While the magnitude of horror inflicted by Nazi Germany is unsurpassed and we hesitate to make comparisons with China's oppression in Tibet, one must raise serious concerns about corporate sponsorships that do not take human rights concerns into account, as was and is the case with the Coca-Cola company.

In fact, Coca-Cola's involvement in Nazi Germany went further. While the Coca-Cola company was supplying Coke to Allied soldiers on the war front, its German counterpart, Coca-Cola GmbH, was busy selling Coca-Cola to Germans. When Coca-Cola GmbH could no longer receive the syrup from the US after the US entered the war in 1941, it developed a drink using ingredients available in Nazi Germany called Fanta. It seems that Coca-Cola had hedged its bets. If the Allies won, Coca-Cola would rule the world and if the Nazis won, Fanta would.
Olympic Torch Run Arrives in Berlin, 1936
Olympic Torch Run Arrives in Berlin, 1936


To be fair, Coca-Cola was not the only company to hedge its bets during World War II. But the extent to which companies will go to ensure future markets and profits, however unethical, is disturbing. And Coca-Cola's sponsorship of the Olympic Torch Run and the Beijing Games is just that - unethical and devoid of morality. It makes no difference whether Tibetans are murdered, tortured or intimidated by the Chinese government. Its mandate is to increase its sales in China, and it will do nothing to risk losing access to these emerging markets, particularly at a time when its sales in the US are declining as consumers become more health savvy.

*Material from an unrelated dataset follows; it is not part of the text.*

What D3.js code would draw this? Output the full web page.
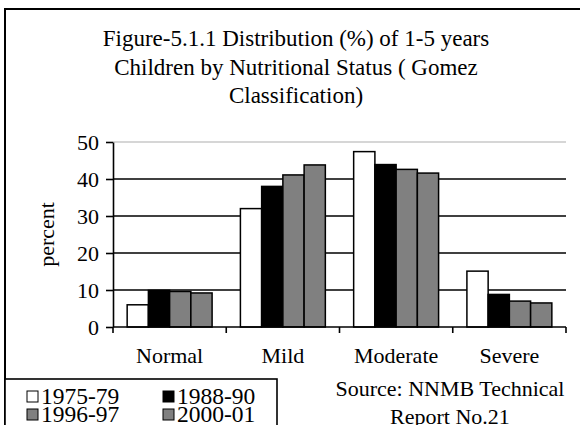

The current protests around the Olympic Torch Relay are a perfect moment to scrutinize the role that corporations play in this day and age of globalization and send a clear message to the corporations that human rights must come before profits. On the one hand, there is increased talk of Corporate Social Responsibility - which is corporation's response to globalization - in which Coca-Cola figures prominently. Yet, when a pressing issue such as Tibet comes to the fore, Coca-Cola chooses to remain silent and endorse the Games for financial reasons, absurdly citing "openness" and "hope" to defend their involvement.

On March 20, 2008, over 150 Tibet support groups from around the world penned a letter to the Coca-Cola company labeling its sponsorship of the Games "tasteless" and asking it to ensure that the Olympic Torch does not go through Tibet.

If Coca-Cola is serious about being a good corporate citizen and even an average student of history, it must end its sponsorship of the Beijing Olympics to send a strong message that financial profits are secondary to human rights. Until then, we would encourage all torchbearers to cease being ambassadors for a company that is blind to everything except profits. And encourage consumers to think before they drink Coca-Cola. Coca-Cola's sponsorship, frankly speaking, is simply not Olympic in spirit.

Amit Srivastava is the Director of India Resource Center, an international campaigning organization based in San Francisco, USA.

India Resource Center works to support movements against corporate globalization in India, as part of a project of Global Resistance. Global Resistance works to strengthen the movement against corporate globalization by supporting and linking local, grassroots struggles against globalization around the world. Their goal is to ensure that those most impacted by globalization are engaged in and at the forefront of the movement against corporate globalization.

This is an old article but it's a good example of the kind of press IRC are producing. You can take action and read more here.

1 comment:

Anonymous said...

I would like to remind people here to be very careful about what they believe. I have heard a lot about Tibetans making up stories to suit western ears. Recently I found more evidence of this in Robert Barnett's essay 'Women and Politics in Contemporary Tibet'. You can read it online here through googlebooks:

http://books.google.com.au/books?id=DPlbN63QYEEC&pg=PA286&lpg=PA286&dq=many+many+women+crying+tibet&source=bl&ots=PERq4WwRLG&sig=UZoK3qla1iUbkaJXhBeO3RL_O80&hl=en&ei=uHx_S_XWF4Hg7APrnLTFBg&sa=X&oi=book_result&ct=result&resnum=1&ved=0CAYQ6AEwAA#v=onepage&q=many%20many%20women%20crying%20tibet&f=false

Barnett is a lecturer in International and Public Affairs and coordinator of Columbia University's Modern Tibetan Studies Program; therefore a trustworthy source. In his essay he describes this deceit, by a Tibetan woman in this case, as "performing her nation...by presenting a narrative that establishes her as part of the extended Tibetan body politic and identifies her within a history of nationality oppression and resistance." Barnett then goes on to say that Tibetans are able to buy copies of a particular event that occurred in Lhasa many years before and that some Tibetans use this "regurgitated story" to gain asylum in the USA, he writes; "Accounts of that event can be bought from tutors in New York to be memorized by asylum seekers". The purchasable story is based on this event covered in the New York Times:

http://www.nytimes.com/1987/10/04/world/china-denounces-tibetan-leader-as-responsible-for-violent-protest.html?pagewanted=all

I wish not to promote that these abuses do not happen, but we do need to question just how many of the forced sterilizations and other accounts of torture and so forth coming out of Tibet are fabricated to gain support and assistance from a sympathetic yet gullible audience.